[Entries taken from a collection]
# # # # #
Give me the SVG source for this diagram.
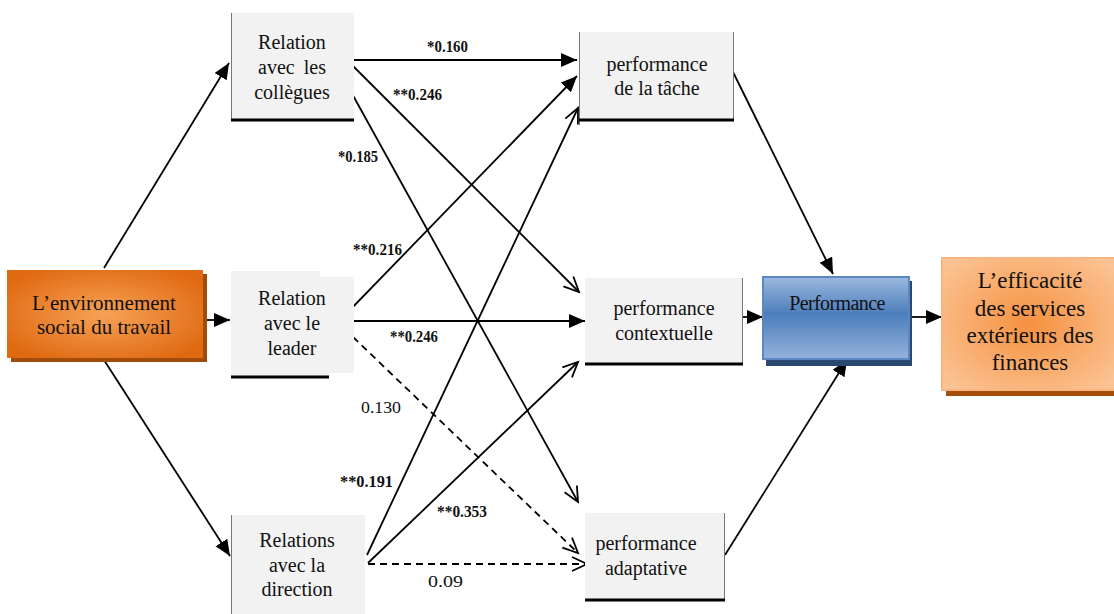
<svg xmlns="http://www.w3.org/2000/svg" width="1114" height="614" viewBox="0 0 1114 614">
  <style>
    .node text { font-family: "Liberation Serif", "Times New Roman", serif; fill: #111; text-anchor: middle; }
    .gray { fill: #f2f2f2; }
    .edge { stroke: #000; stroke-width: 1.8; fill: none; }
    .dash { stroke-dasharray: 7 5; }
    .lbl { font-family: "Liberation Serif", "Times New Roman", serif; font-size: 17px; fill: #111; }
    .b { font-weight: bold; }
    .side { stroke: #777; stroke-width: 1; }
    .base { stroke: #000; stroke-width: 3; }
  </style>
  <defs>
    <marker id="solid" markerUnits="userSpaceOnUse" markerWidth="18" markerHeight="16" refX="16" refY="7" orient="auto">
      <path d="M0,0 L16,7 L0,14 Z" fill="#000"/>
    </marker>
    <marker id="open" markerUnits="userSpaceOnUse" markerWidth="20" markerHeight="18" refX="16" refY="8" orient="auto">
      <path d="M1,1 L16,8 L1,15" fill="none" stroke="#000" stroke-width="1.8" stroke-dasharray="none"/>
    </marker>
    <radialGradient id="gEnv" cx="50%" cy="50%" r="60%">
      <stop offset="0" stop-color="#f6a257"/>
      <stop offset="1" stop-color="#e06a12"/>
    </radialGradient>
    <radialGradient id="gEff" cx="50%" cy="50%" r="65%">
      <stop offset="0" stop-color="#f5913f"/>
      <stop offset="1" stop-color="#fbc394"/>
    </radialGradient>
    <linearGradient id="gPerf" x1="0" y1="0" x2="0" y2="1">
      <stop offset="0" stop-color="#9cb9de"/>
      <stop offset="0.45" stop-color="#4c7dbc"/>
      <stop offset="1" stop-color="#94b3da"/>
    </linearGradient>
  </defs>

  <!-- connectors -->
  <g id="connectors">
    <path class="edge" d="M104,268 L229,63" marker-end="url(#solid)"/>
    <path class="edge" d="M203,320 L230,320" marker-end="url(#solid)"/>
    <path class="edge" d="M104,360 L230,556" marker-end="url(#solid)"/>

    <path class="edge" d="M352,60 L577,60" marker-end="url(#solid)"/>
    <path class="edge" d="M353,66 L579,292" marker-end="url(#open)"/>
    <path class="edge" d="M350,90 L578,502" marker-end="url(#open)"/>

    <path class="edge" d="M348,312 L577,76" marker-end="url(#solid)"/>
    <path class="edge" d="M348,321 L585,321" marker-end="url(#solid)"/>
    <path class="edge dash" d="M353,337 L578,553" marker-end="url(#open)"/>

    <path class="edge" d="M367,555 L578,108" marker-end="url(#open)"/>
    <path class="edge" d="M368,563 L578,362" marker-end="url(#open)"/>
    <path class="edge dash" d="M368,564 L587,564" marker-end="url(#open)"/>

    <path class="edge" d="M733,72 L833,274" marker-end="url(#solid)"/>
    <path class="edge" d="M733,317 L763,317" marker-end="url(#solid)"/>
    <path class="edge" d="M725,555 L847,360" marker-end="url(#solid)"/>
    <path class="edge" d="M910,317 L942,317" marker-end="url(#solid)"/>

    <!-- path coefficients -->
    <text class="lbl b" x="427" y="52" textLength="41" lengthAdjust="spacingAndGlyphs">*0.160</text>
    <text class="lbl b" x="393" y="100" textLength="49" lengthAdjust="spacingAndGlyphs">**0.246</text>
    <text class="lbl b" x="338" y="162" textLength="40" lengthAdjust="spacingAndGlyphs">*0.185</text>
    <text class="lbl b" x="353" y="255" textLength="49" lengthAdjust="spacingAndGlyphs">**0.216</text>
    <text class="lbl b" x="390" y="342" textLength="48" lengthAdjust="spacingAndGlyphs">**0.246</text>
    <text class="lbl" x="361" y="413" textLength="40" lengthAdjust="spacingAndGlyphs">0.130</text>
    <text class="lbl b" x="340" y="487" textLength="53" lengthAdjust="spacingAndGlyphs">**0.191</text>
    <text class="lbl b" x="437" y="517" textLength="50" lengthAdjust="spacingAndGlyphs">**0.353</text>
    <text class="lbl" x="428" y="587" textLength="35" lengthAdjust="spacingAndGlyphs">0.09</text>
  </g>

  <!-- source node -->
  <g id="environnement" class="node">
    <rect x="11" y="274" width="196" height="88" fill="#a24c0c"/>
    <rect x="7" y="270" width="196" height="88" fill="url(#gEnv)"/>
    <text font-size="21" x="104" y="310">L’environnement</text>
    <text font-size="21" x="104" y="334">social du travail</text>
  </g>

  <!-- relation nodes -->
  <g id="collegues" class="node">
    <rect class="gray" x="231" y="13" width="123" height="106"/>
    <line class="side" x1="231.5" y1="13" x2="231.5" y2="119"/>
    <line class="base" x1="231" y1="120" x2="354" y2="120"/>
    <text font-size="20" x="292" y="49">Relation</text>
    <text font-size="20" x="292" y="74" word-spacing="4">avec les</text>
    <text font-size="20" x="292" y="99">collègues</text>
  </g>

  <g id="leader" class="node">
    <path class="gray" d="M231,271 L320,271 L320,277 L354,277 L354,373 L329,373 L329,376 L231,376 Z"/>
    <line class="base" x1="231" y1="377" x2="329" y2="377"/>
    <text font-size="20" x="292" y="305">Relation</text>
    <text font-size="20" x="292" y="330">avec le</text>
    <text font-size="20" x="292" y="355">leader</text>
  </g>

  <g id="direction" class="node">
    <rect class="gray" x="231" y="515" width="134" height="99"/>
    <line class="side" x1="231.5" y1="515" x2="231.5" y2="614"/>
    <text font-size="20" x="297" y="547">Relations</text>
    <text font-size="20" x="297" y="572">avec la</text>
    <text font-size="20" x="297" y="596">direction</text>
  </g>

  <!-- performance dimensions -->
  <g id="tache" class="node">
    <rect class="gray" x="579" y="32" width="155" height="87"/>
    <line class="side" x1="579.5" y1="32" x2="579.5" y2="125"/>
    <line class="side" x1="733.5" y1="32" x2="733.5" y2="119"/>
    <line class="base" x1="579" y1="120" x2="734" y2="120"/>
    <text font-size="20" x="657" y="71">performance</text>
    <text font-size="20" x="657" y="95">de la tâche</text>
  </g>

  <g id="contextuelle" class="node">
    <rect class="gray" x="585" y="278" width="158" height="85"/>
    <line class="side" x1="742.5" y1="278" x2="742.5" y2="363"/>
    <line class="base" x1="585" y1="364" x2="743" y2="364"/>
    <text font-size="20" x="664" y="315">performance</text>
    <text font-size="20" x="664" y="340">contextuelle</text>
  </g>

  <g id="adaptative" class="node">
    <rect class="gray" x="585" y="513" width="140" height="86"/>
    <line class="side" x1="724.5" y1="513" x2="724.5" y2="599"/>
    <line class="base" x1="585" y1="600" x2="725" y2="600"/>
    <text font-size="20" x="646" y="550">performance</text>
    <text font-size="20" x="646" y="575">adaptative</text>
  </g>

  <!-- aggregate performance -->
  <g id="performance" class="node">
    <rect x="766" y="281" width="146" height="85" fill="#2b4872"/>
    <rect x="763" y="277" width="146" height="82" fill="url(#gPerf)" stroke="#5b87c2" stroke-width="2"/>
    <text font-size="20" x="837" y="310" letter-spacing="-0.6">Performance</text>
  </g>

  <!-- outcome -->
  <g id="efficacite" class="node">
    <rect x="946" y="263" width="168" height="133" fill="#a54d0a"/>
    <rect x="942" y="258" width="174" height="132" fill="url(#gEff)" stroke="#f8b57f" stroke-width="2"/>
    <text font-size="23" x="1030" y="288">L’efficacité</text>
    <text font-size="23" x="1030" y="316">des services</text>
    <text font-size="23" x="1030" y="343">extérieurs des</text>
    <text font-size="23" x="1030" y="370">finances</text>
  </g>
</svg>
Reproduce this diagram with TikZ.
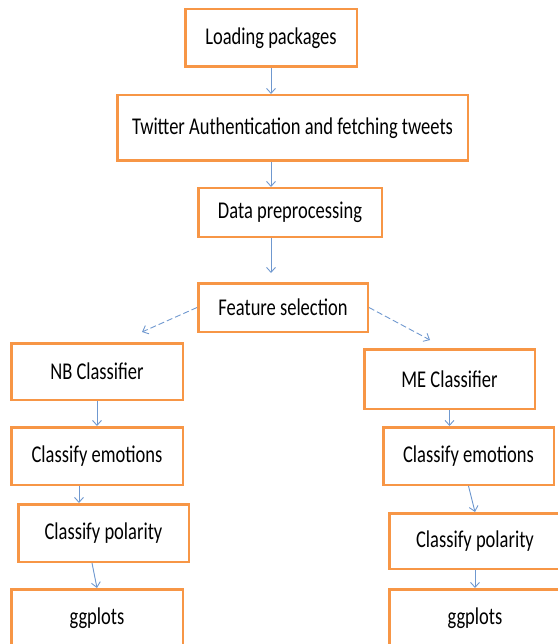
\documentclass[tikz,border=0pt]{standalone}
\usepackage{fontspec}
\setmainfont{Carlito}
\usepackage{graphicx}
\usetikzlibrary{calc,arrows.meta}

\definecolor{boxorange}{HTML}{F79646}
\definecolor{arrowblue}{HTML}{6F98CF}
\newcommand{\tall}[1]{\scalebox{1}[1.3]{#1}}

\tikzset{
  stage/.style={draw=boxorange,line width=2.5pt,fill=white,inner sep=0pt,
    font=\fontsize{18.5}{22}\selectfont},
  flow/.style={arrowblue,line width=0.9pt,-{Straight Barb[length=5pt,width=9pt]}},
  flowdash/.style={flow,dash pattern=on 6pt off 3pt}
}

\begin{document}
\begin{tikzpicture}[x=1pt,y=-1pt]
  \useasboundingbox (0,0) rectangle (557,644);

  \node[stage,minimum width=171.5pt,minimum height=57.5pt] (load) at (271,38) {\tall{Loading packages}};
  \node[stage,minimum width=350.5pt,minimum height=65.5pt] (twit) at (292.5,128) {\tall{Twitter Authentication and fetching tweets}};
  \node[stage,minimum width=183.5pt,minimum height=48.5pt] (prep) at (290,212.5) {\tall{Data preprocessing}};
  \node[stage,minimum width=169.5pt,minimum height=48.5pt] (feat) at (283,307.5) {\tall{Feature selection}};

  \node[stage,minimum width=171.5pt,minimum height=56.5pt] (nb) at (97,371.5) {\tall{NB Classifier}};
  \node[stage,minimum width=171.5pt,minimum height=57.5pt] (emoL) at (97,456) {\tall{Classify emotions}};
  \node[stage,minimum width=170.5pt,minimum height=57.5pt] (polL) at (103.5,533) {\tall{Classify polarity}};
  \node[stage,minimum width=171.5pt,minimum height=57.5pt] (ggL) at (97,618) {\tall{ggplots}};

  \node[stage,minimum width=170.5pt,minimum height=59.5pt] (me) at (449.5,379) {\tall{ME Classifier}};
  \node[stage,minimum width=170.5pt,minimum height=57.5pt] (emoR) at (468.5,456) {\tall{Classify emotions}};
  \node[stage,minimum width=171.5pt,minimum height=55.5pt] (polR) at (475,541) {\tall{Classify polarity}};
  \node[stage,minimum width=171.5pt,minimum height=57.5pt] (ggR) at (475,618) {\tall{ggplots}};

  \coordinate (nbIn) at (142,332);
  \coordinate (meIn) at (430,340);

  % main line
  \draw[flow] (load.south) -- (twit.north -| load);
  \draw[flow] (twit.south -| load) -- (prep.north -| load);
  \draw[flow,shorten >=9pt] (prep.south -| load) -- (feat.north -| load);

  % split to the two classifiers
  \draw[flowdash] (feat.west) -- (nbIn);
  \draw[flowdash] (feat.east) -- (meIn);

  % left branch
  \draw[flow] (nb.south) -- (emoL.north);
  \draw[flow] ([xshift=-18pt]emoL.south) -- ([xshift=-18pt]emoL.south |- polL.north);
  \draw[flow] ([xshift=-11.5pt]polL.south) -- (ggL.north);

  % right branch
  \draw[flow] (me.south) -- (emoR.north -| me);
  \draw[flow] (emoR.south) -- (polR.north);
  \draw[flow] (polR.south) -- (ggR.north);
\end{tikzpicture}
\end{document}
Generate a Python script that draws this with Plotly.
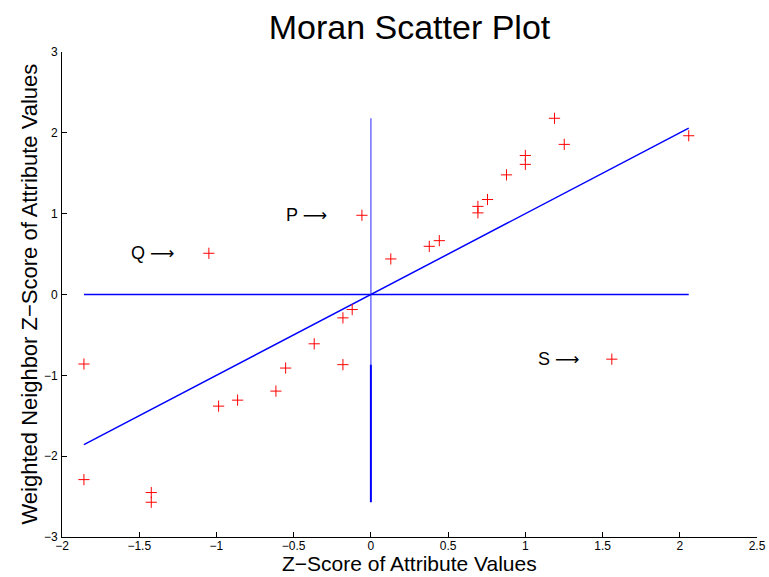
import plotly.graph_objects as go

# Data
z_attr = [-1.858, -1.858, -1.422, -1.422, -1.049, -0.986, -0.863, -0.615, -0.552,
          -0.367, -0.181, -0.181, -0.121, -0.058, 0.129, 0.378, 0.443, 0.693,
          0.693, 0.755, 0.878, 1.0, 1.0, 1.189, 1.252, 1.56, 2.058]
w_neighbor = [-0.86, -2.29, -2.45, -2.57, 0.51, -1.381, -1.307, -1.195, -0.91,
              -0.61, -0.868, -0.289, -0.186, 0.98, 0.44, 0.596, 0.666, 1.09,
              1.01, 1.175, 1.48, 1.72, 1.61, 2.18, 1.857, -0.80, 1.964]
slope = 1.0
split_y = -0.868

labels = ["Q", "P", "S"]
label_x = [-1.565, -0.56, 1.068]
label_y = [0.51, 0.98, -0.80]

x_ticks = [-2, -1.5, -1, -0.5, 0, 0.5, 1, 1.5, 2, 2.5]
y_ticks = [-3, -2, -1, 0, 1, 2, 3]

xmin, xmax = min(z_attr), max(z_attr)
ymin, ymax = min(w_neighbor), max(w_neighbor)

FONT = "Liberation Sans, Arial, Helvetica, sans-serif"

fig = go.Figure()
# quadrant lines
fig.add_trace(go.Scatter(x=[xmin, xmax], y=[0, 0], mode="lines",
                         line=dict(color="#0000ff", width=1.5), hoverinfo="skip"))
fig.add_trace(go.Scatter(x=[0, 0], y=[split_y, ymax], mode="lines",
                         line=dict(color="#6f6fff", width=1.5), hoverinfo="skip"))
fig.add_trace(go.Scatter(x=[0, 0], y=[ymin, split_y], mode="lines",
                         line=dict(color="#0000ff", width=2), hoverinfo="skip"))
# regression line
fig.add_trace(go.Scatter(x=[xmin, xmax], y=[slope * xmin, slope * xmax], mode="lines",
                         line=dict(color="#0000ff", width=1.5), hoverinfo="skip"))
# points
fig.add_trace(go.Scatter(x=z_attr, y=w_neighbor, mode="markers",
                         marker=dict(symbol="cross-thin", size=8,
                                     line=dict(color="#ff0000", width=1))))

ARROW = '<span style="font-family:DejaVu Sans;font-size:17px">\u27f6</span>'
annotations = []
for t, lx, ly in zip(labels, label_x, label_y):
    annotations.append(dict(x=lx, y=ly, xref="x", yref="y", text=t + " " + ARROW,
                            showarrow=False, xanchor="left", yanchor="middle",
                            font=dict(family=FONT, size=18, color="black")))
annotations.append(dict(x=0.5, y=0, xref="paper", yref="paper",
                        text="Z\u2212Score of Attribute Values", showarrow=False,
                        xanchor="center", yanchor="middle", yshift=-26,
                        font=dict(family=FONT, size=21, color="black")))
annotations.append(dict(x=0, y=0.5, xref="paper", yref="paper",
                        text="Weighted Neighbor Z\u2212Score of Attribute Values",
                        showarrow=False, textangle=-90, xanchor="center",
                        yanchor="middle", xshift=-33,
                        font=dict(family=FONT, size=22, color="black")))

fig.update_layout(
    width=769, height=577, autosize=False,
    margin=dict(l=62, r=12, t=52, b=40, autoexpand=False),
    paper_bgcolor="white", plot_bgcolor="white",
    showlegend=False,
    title=dict(text="Moran Scatter Plot", x=0.5, xref="paper", xanchor="center",
               y=1 - 27 / 577, yref="container", yanchor="middle",
               font=dict(family=FONT, size=34, color="black")),
    annotations=annotations,
    xaxis=dict(range=[-2, 2.5], tickvals=x_ticks, ticks="inside", ticklen=5,
               showline=True, linecolor="black", linewidth=1, showgrid=False,
               zeroline=False, mirror=False, tickcolor="black", automargin=False,
               ticklabelstandoff=-2,
               tickfont=dict(family=FONT, size=12, color="black")),
    yaxis=dict(range=[-3, 3], tickvals=y_ticks, ticks="inside", ticklen=5,
               showline=True, linecolor="black", linewidth=1, showgrid=False,
               zeroline=False, mirror=False, tickcolor="black", automargin=False,
               ticklabelstandoff=1,
               tickfont=dict(family=FONT, size=12, color="black")),
)

fig.write_html("out.html", config={"responsive": False})
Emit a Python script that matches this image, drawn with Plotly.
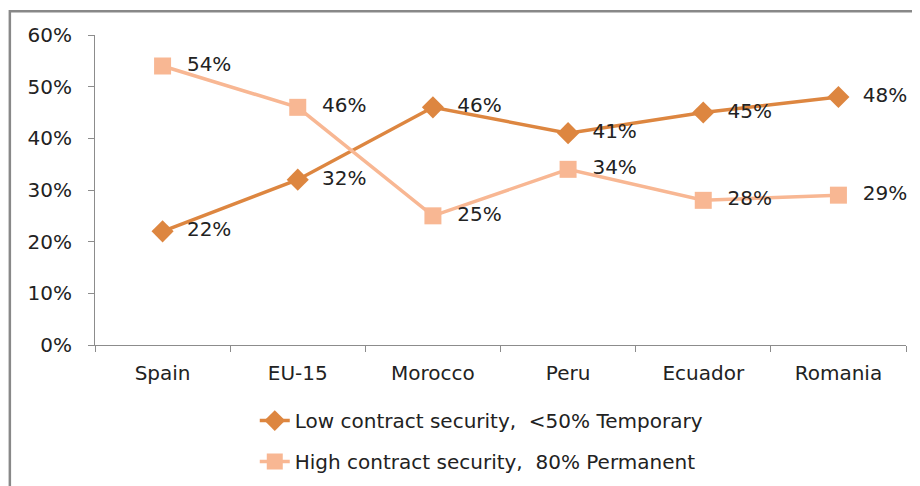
import plotly.graph_objects as go

countries = ["Spain", "EU-15", "Morocco", "Peru", "Ecuador", "Romania"]
low_security = [0.22, 0.32, 0.46, 0.41, 0.45, 0.48]
high_security = [0.54, 0.46, 0.25, 0.34, 0.28, 0.29]

low_name = "Low contract security,  <50% Temporary"
high_name = "High contract security,  80% Permanent"

dark_orange = "#DD8640"
light_orange = "#F8B793"
font_family = "DejaVu Sans, sans-serif"
text_color = "#222222"
fsize = 20

fig = go.Figure()
fig.add_trace(go.Scatter(
    x=countries, y=low_security, name=low_name, mode="lines+markers+text",
    line=dict(color=dark_orange, width=3.5),
    marker=dict(symbol="diamond", size=17, color=dark_orange),
    text=["  %d%%" % round(v * 100) for v in low_security],
    textposition="middle right", textfont=dict(size=fsize, color=text_color),
    legendgroup="low", cliponaxis=False,
))
fig.add_trace(go.Scatter(
    x=countries, y=high_security, name=high_name, mode="lines+markers+text",
    line=dict(color=light_orange, width=3.5),
    marker=dict(symbol="square", size=17, color=light_orange),
    text=["  %d%%" % round(v * 100) for v in high_security],
    textposition="middle right", textfont=dict(size=fsize, color=text_color),
    legendgroup="high", cliponaxis=False,
))

axis_grey = "#8C8C8C"
fig.update_xaxes(
    type="category", range=[-0.5, 5.5], showline=True, linecolor=axis_grey,
    linewidth=1, ticks="outside", tickson="boundaries", ticklen=6,
    tickcolor=axis_grey, showgrid=False, tickfont=dict(size=fsize, color=text_color),
    automargin=False, fixedrange=True, tickangle=0, ticklabelstandoff=10,
)
fig.update_yaxes(
    range=[0, 0.6], dtick=0.1, tickformat=".0%", showline=True,
    linecolor=axis_grey, linewidth=1, ticks="outside", ticklen=6,
    tickcolor=axis_grey, showgrid=False, zeroline=False,
    tickfont=dict(size=fsize, color=text_color), automargin=False,
    fixedrange=True, ticklabelstandoff=12,
)

# the page body adds an 8px offset, so margins are trimmed by that much
fig.update_layout(
    width=920, height=486,
    margin=dict(l=87, r=22, t=27, b=149),
    plot_bgcolor="white", paper_bgcolor="white",
    font=dict(family=font_family),
    showlegend=True,
    legend=dict(
        x=0.197, y=-0.181, xanchor="left", yanchor="top",
        font=dict(size=fsize, color=text_color),
        bgcolor="rgba(0,0,0,0)", borderwidth=0, tracegroupgap=12,
        traceorder="grouped",
    ),
    shapes=[
        dict(type="rect", xref="paper", yref="paper",
             x0=-0.105, x1=1.2, y0=-0.6, y1=1.077,
             line=dict(color="#888888", width=2.5), layer="below"),
    ],
)

fig.write_html("out.html")
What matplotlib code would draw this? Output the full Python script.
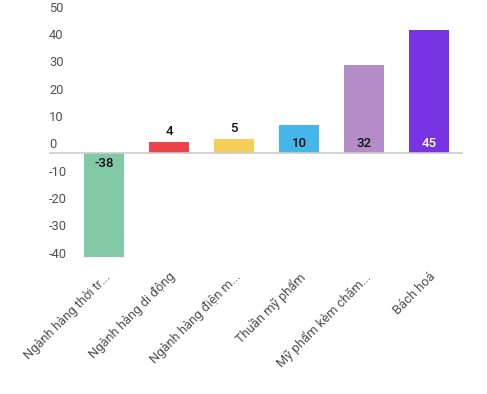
# # # # #
» **Task prompt**
Take the lines above starting at the one containing "Generate a Python" and ending at the one containing "label_y = [0.51, 0.98, -0.80]", and print them again exactly, without pictures.

» **Complete answer**
Generate a Python script that draws this with Plotly.
import plotly.graph_objects as go

# Data
z_attr = [-1.858, -1.858, -1.422, -1.422, -1.049, -0.986, -0.863, -0.615, -0.552,
          -0.367, -0.181, -0.181, -0.121, -0.058, 0.129, 0.378, 0.443, 0.693,
          0.693, 0.755, 0.878, 1.0, 1.0, 1.189, 1.252, 1.56, 2.058]
w_neighbor = [-0.86, -2.29, -2.45, -2.57, 0.51, -1.381, -1.307, -1.195, -0.91,
              -0.61, -0.868, -0.289, -0.186, 0.98, 0.44, 0.596, 0.666, 1.09,
              1.01, 1.175, 1.48, 1.72, 1.61, 2.18, 1.857, -0.80, 1.964]
slope = 1.0
split_y = -0.868

labels = ["Q", "P", "S"]
label_x = [-1.565, -0.56, 1.068]
label_y = [0.51, 0.98, -0.80]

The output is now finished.